What a great idea! Such a handout should be put in the pews as well as at the entrance to the church.
My advice: keep it short, short, short. Make it welcoming and non-threatening. Leave out the dress code. Visitors aren’t going to go home, change their clothes, and return. They’ll notice what others are wearing.
Let them know they’re free to do what everyone else does or to sit and observe, either is fine.
Do include the standard guidelines for communion, although they’re in the missalettes, visitors who aren’t familiar with the Catholic church may not see them there.
In some parishes, those who don’t receive communion may come up for a blessing (I don’t agree with this but that is beside the point). If your parish is one that does not, be sure the guidelines say what to do at communion time. For example, “For those who will not be receiving communion today, please remain in your seat.” Otherwise, visitors may come up for a blessing to the discomfort and/or confusion of the priest or EMHC. If your parish is one that does this, briefly explain the procedure. Those wishing a blessing should go to the priest, since the EMHCs have no authority to give a blessing.

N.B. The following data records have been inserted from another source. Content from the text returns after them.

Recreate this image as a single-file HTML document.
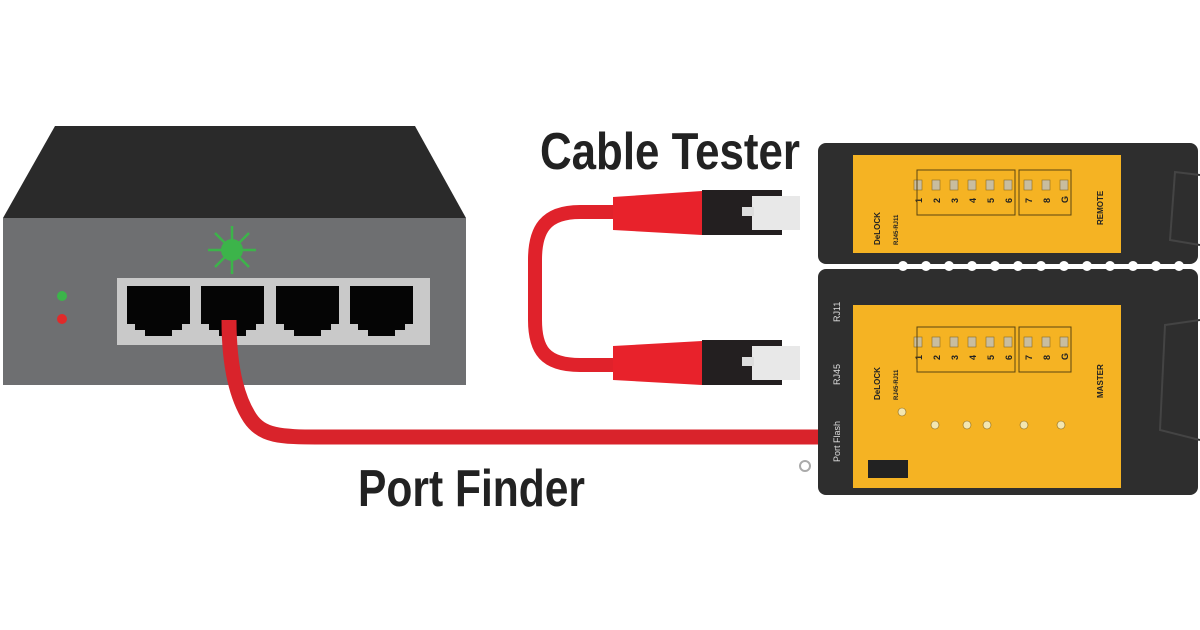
<!DOCTYPE html>
<html><head><meta charset="utf-8"><style>
html,body{margin:0;padding:0;background:#fff;width:1200px;height:630px;overflow:hidden}
</style></head><body>
<svg width="1200" height="630" viewBox="0 0 1200 630" xmlns="http://www.w3.org/2000/svg">
<rect width="1200" height="630" fill="#fff"/>
<!-- switch -->
<polygon points="55,126 415,126 466,218 3,218" fill="#2a2a2a"/>
<rect x="3" y="218" width="463" height="167" fill="#6e6f71"/>
<rect x="117" y="278" width="313" height="67" fill="#c9c9c9"/>
<g fill="#050505">
<path d="M127,286h63v38h-8v6h-10v6h-27v-6h-10v-6h-8z"/>
<path d="M201,286h63v38h-8v6h-10v6h-27v-6h-10v-6h-8z"/>
<path d="M276,286h63v38h-8v6h-10v6h-27v-6h-10v-6h-8z"/>
<path d="M350,286h63v38h-8v6h-10v6h-27v-6h-10v-6h-8z"/>
</g>
<circle cx="62" cy="296" r="5" fill="#3cb44a"/>
<circle cx="62" cy="319" r="5" fill="#e02a2a"/>
<g stroke="#3cb44a" stroke-width="2.5">
<line x1="232" y1="226" x2="232" y2="274"/><line x1="208" y1="250" x2="256" y2="250"/>
<line x1="215" y1="233" x2="249" y2="267"/><line x1="249" y1="233" x2="215" y2="267"/>
</g>
<circle cx="232" cy="250" r="11" fill="#3cb44a"/>
<!-- port finder cable -->
<path d="M229,320 C229,360 235,395 250,418 C262,436 280,437 320,437 L820,437" fill="none" stroke="#d9232b" stroke-width="15"/>
<!-- patch cable loop -->
<path d="M615,212 L580,212 C545,212 535,230 535,260 L535,320 C535,350 545,365 580,365 L615,365" fill="none" stroke="#e0222b" stroke-width="14"/>
<g>
<polygon points="613,197 702,191 702,235 613,230" fill="#e8222b"/>
<rect x="702" y="190" width="80" height="45" fill="#231f20"/>
<rect x="752" y="196" width="48" height="34" fill="#e8e8e8"/>
<rect x="742" y="207" width="12" height="9" fill="#ddd"/>
<polygon points="613,346 702,341 702,385 613,380" fill="#e8222b"/>
<rect x="702" y="340" width="80" height="45" fill="#231f20"/>
<rect x="752" y="346" width="48" height="34" fill="#e8e8e8"/>
<rect x="742" y="357" width="12" height="9" fill="#ddd"/>
</g>
<!-- tester -->
<rect x="818" y="143" width="380" height="121" rx="8" fill="#2e2e2e"/>
<rect x="818" y="269" width="380" height="226" rx="8" fill="#2e2e2e"/>
<g fill="#fff">
<circle cx="903" cy="266" r="5"/><circle cx="926" cy="266" r="5"/><circle cx="949" cy="266" r="5"/><circle cx="972" cy="266" r="5"/><circle cx="995" cy="266" r="5"/><circle cx="1018" cy="266" r="5"/><circle cx="1041" cy="266" r="5"/><circle cx="1064" cy="266" r="5"/><circle cx="1087" cy="266" r="5"/><circle cx="1110" cy="266" r="5"/><circle cx="1133" cy="266" r="5"/><circle cx="1156" cy="266" r="5"/><circle cx="1179" cy="266" r="5"/>
</g>
<rect x="853" y="155" width="268" height="98" fill="#f5b323"/>
<rect x="853" y="305" width="268" height="183" fill="#f5b323"/>
<path d="M1200,175 L1175,172 L1170,240 L1200,245" fill="none" stroke="#444" stroke-width="2"/>
<path d="M1200,320 L1165,325 L1160,430 L1200,440" fill="none" stroke="#444" stroke-width="2"/>
<g font-family="Liberation Sans, sans-serif" font-weight="bold" fill="#222" font-size="8">
<text transform="translate(880,245) rotate(-90)">DeLOCK</text>
<text transform="translate(880,400) rotate(-90)">DeLOCK</text>
<text transform="translate(1103,225) rotate(-90)">REMOTE</text>
<text transform="translate(1103,398) rotate(-90)">MASTER</text>
<text transform="translate(898,245) rotate(-90)" font-size="6">RJ45-RJ11</text>
<text transform="translate(898,400) rotate(-90)" font-size="6">RJ45-RJ11</text>
</g>
<g font-family="Liberation Sans, sans-serif" font-weight="bold" fill="#222" font-size="9">
<text transform="translate(922,203) rotate(-90)">1</text><text transform="translate(940,203) rotate(-90)">2</text><text transform="translate(958,203) rotate(-90)">3</text><text transform="translate(976,203) rotate(-90)">4</text><text transform="translate(994,203) rotate(-90)">5</text><text transform="translate(1012,203) rotate(-90)">6</text><text transform="translate(1032,203) rotate(-90)">7</text><text transform="translate(1050,203) rotate(-90)">8</text><text transform="translate(1068,203) rotate(-90)">G</text>
<text transform="translate(922,360) rotate(-90)">1</text><text transform="translate(940,360) rotate(-90)">2</text><text transform="translate(958,360) rotate(-90)">3</text><text transform="translate(976,360) rotate(-90)">4</text><text transform="translate(994,360) rotate(-90)">5</text><text transform="translate(1012,360) rotate(-90)">6</text><text transform="translate(1032,360) rotate(-90)">7</text><text transform="translate(1050,360) rotate(-90)">8</text><text transform="translate(1068,360) rotate(-90)">G</text>
</g>
<g fill="#f3e6b0" stroke="#8a6a20" stroke-width="0.6">
<circle cx="935" cy="425" r="4"/><circle cx="967" cy="425" r="4"/><circle cx="987" cy="425" r="4"/><circle cx="1024" cy="425" r="4"/><circle cx="1061" cy="425" r="4"/><circle cx="902" cy="412" r="4"/>
</g>
<g font-family="Liberation Sans, sans-serif" fill="#ddd" font-size="9">
<text transform="translate(840,462) rotate(-90)">Port Flash</text>
<text transform="translate(840,385) rotate(-90)">RJ45</text>
<text transform="translate(840,322) rotate(-90)">RJ11</text>
</g>
<g fill="#c8bda0" stroke="#8a6a20" stroke-width="0.6">
<rect x="914" y="180" width="8" height="10"/><rect x="932" y="180" width="8" height="10"/><rect x="950" y="180" width="8" height="10"/><rect x="968" y="180" width="8" height="10"/><rect x="986" y="180" width="8" height="10"/><rect x="1004" y="180" width="8" height="10"/><rect x="1024" y="180" width="8" height="10"/><rect x="1042" y="180" width="8" height="10"/><rect x="1060" y="180" width="8" height="10"/>
<rect x="914" y="337" width="8" height="10"/><rect x="932" y="337" width="8" height="10"/><rect x="950" y="337" width="8" height="10"/><rect x="968" y="337" width="8" height="10"/><rect x="986" y="337" width="8" height="10"/><rect x="1004" y="337" width="8" height="10"/><rect x="1024" y="337" width="8" height="10"/><rect x="1042" y="337" width="8" height="10"/><rect x="1060" y="337" width="8" height="10"/>
</g>
<g fill="none" stroke="#5a4410" stroke-width="1">
<rect x="917" y="170" width="98" height="45"/><rect x="1019" y="170" width="52" height="45"/>
<rect x="917" y="327" width="98" height="45"/><rect x="1019" y="327" width="52" height="45"/>
</g>
<rect x="868" y="460" width="40" height="18" fill="#222"/>
<circle cx="805" cy="466" r="5" fill="none" stroke="#aaa" stroke-width="2"/>
<!-- labels -->
<g font-family="Liberation Sans Narrow, Liberation Sans, sans-serif" font-weight="bold" fill="#222" font-size="52">
<text x="540" y="169" textLength="260" lengthAdjust="spacingAndGlyphs">Cable Tester</text>
<text x="358" y="506" textLength="227" lengthAdjust="spacingAndGlyphs">Port Finder</text>
</g>
</svg>
</body></html>
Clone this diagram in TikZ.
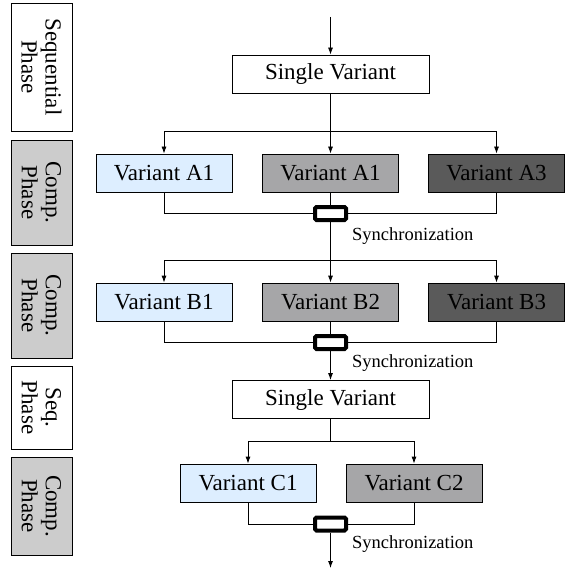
\documentclass[tikz,border=0pt]{standalone}
\usepackage{fontspec}
\setmainfont{Liberation Serif}
\usepackage{tikz}
\usetikzlibrary{arrows.meta}

\definecolor{lightblue}{HTML}{DDEEFF}
\definecolor{midgray}{HTML}{A6A6A8}
\definecolor{darkgray}{HTML}{5A5A5A}
\definecolor{phasegray}{HTML}{CCCCCC}

\tikzset{
  variant/.style={draw=black,line width=0.8pt,minimum width=136pt,minimum height=38pt,
    inner sep=0pt,font=\fontsize{23}{24}\selectfont},
  single/.style={variant,fill=white,minimum width=197pt},
  phase/.style={draw=black,line width=0.8pt,rotate=-90,align=center,inner sep=0pt,
    minimum height=61pt,font=\fontsize{23}{24}\selectfont},
  sync/.style={draw=black,fill=white,line width=4pt,rounded corners=1.5pt,
    minimum width=31pt,minimum height=13pt,inner sep=0pt},
  synclabel/.style={anchor=west,inner sep=0pt,font=\fontsize{18.5}{19}\selectfont},
  flow/.style={line width=0.8pt}
}

\begin{document}
\begin{tikzpicture}[x=1pt,y=-1pt]
\useasboundingbox (0,0) rectangle (567,569);
\begin{scope}[>={Latex[length=7pt,width=5pt]}]

    % phases
    \node[phase,fill=white,minimum width=128pt] (p1) at (41.5,67) {Sequential\\Phase};
    \node[phase,fill=phasegray,minimum width=105pt] (p2) at (41.5,192.5) {Comp.\\Phase};
    \node[phase,fill=phasegray,minimum width=105pt] (p3) at (41.5,305.5) {Comp.\\Phase};
    \node[phase,fill=white,minimum width=83pt] (p4) at (41.5,407.5) {Seq.\\Phase};
    \node[phase,fill=phasegray,minimum width=98pt] (p5) at (41.5,506) {Comp.\\Phase};

    % first sequential part
    \coordinate (in) at (330.5,17);
    \node[single] (s1) at (330.5,74) {Single Variant};
    \draw[flow,->] (in) -- (s1.north);

    % A variants
    \node[variant,fill=lightblue] (a1) at (164,173) {Variant A1};
    \node[variant,fill=midgray] (a2) at (330.5,173) {Variant A1};
    \node[variant,fill=darkgray] (a3) at (496.5,173) {Variant A3};
    \coordinate (fa) at (330.5,131);
    \draw[flow,->] (s1.south) -- (a2.north);
    \draw[flow,->] (fa) -| (a1.north);
    \draw[flow,->] (fa) -| (a3.north);
    \node[sync] (y1) at (330.5,213.5) {};
    \draw[flow] (a1.south) |- (y1.west);
    \draw[flow] (a3.south) |- (y1.east);
    \draw[flow] (a2.south) -- (y1.north);
    \node[synclabel] (l1) at (352,236) {Synchronization};

    % B variants
    \node[variant,fill=lightblue] (b1) at (164,302) {Variant B1};
    \node[variant,fill=midgray] (b2) at (330.5,302) {Variant B2};
    \node[variant,fill=darkgray] (b3) at (496.5,302) {Variant B3};
    \coordinate (fb) at (330.5,260);
    \draw[flow,->] (y1.south) -- (b2.north);
    \draw[flow,->] (fb) -| (b1.north);
    \draw[flow,->] (fb) -| (b3.north);
    \node[sync] (y2) at (330.5,342.5) {};
    \draw[flow] (b1.south) |- (y2.west);
    \draw[flow] (b3.south) |- (y2.east);
    \draw[flow] (b2.south) -- (y2.north);
    \node[synclabel] (l2) at (352,363) {Synchronization};

    % second sequential part
    \node[single] (s2) at (330.5,399.5) {Single Variant};
    \draw[flow,->] (y2.south) -- (s2.north);

    % C variants
    \node[variant,fill=lightblue] (c1) at (248,483) {Variant C1};
    \node[variant,fill=midgray] (c2) at (414,483) {Variant C2};
    \coordinate (fc) at (330.5,441);
    \draw[flow] (s2.south) -- (fc);
    \draw[flow,->] (fc) -| (c1.north);
    \draw[flow,->] (fc) -| (c2.north);
    \node[sync] (y3) at (330.5,524) {};
    \draw[flow] (c1.south) |- (y3.west);
    \draw[flow] (c2.south) |- (y3.east);
    \node[synclabel] (l3) at (352,544) {Synchronization};
    \coordinate (out) at (330.5,568);
    \draw[flow,->] (y3.south) -- (out);

\end{scope}
\end{tikzpicture}
\end{document}
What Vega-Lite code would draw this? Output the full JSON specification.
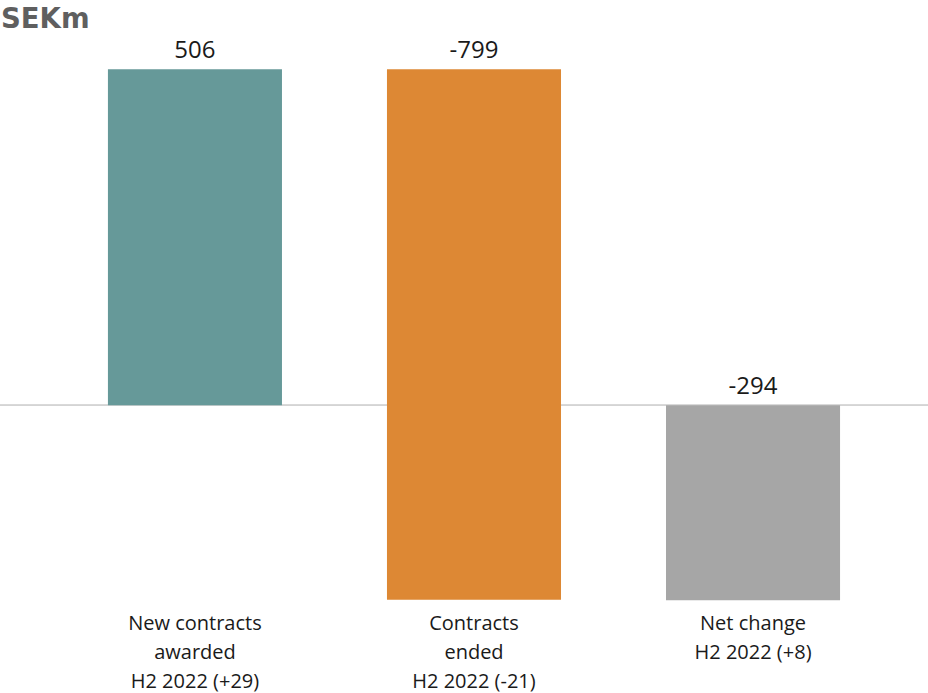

It might be helpful to include where in the missalette to find the prayers of the mass.
My feeling is that this visitors’ handout should not contain an explanation of what the mass is. At the most, only one sentence. Let the mass speak for itself.
It would also be helpful to have little pamphlets available at the entrance of the church explaining what the mass is, the parts, and the history. Good ones can be purchased or the parish could print its own.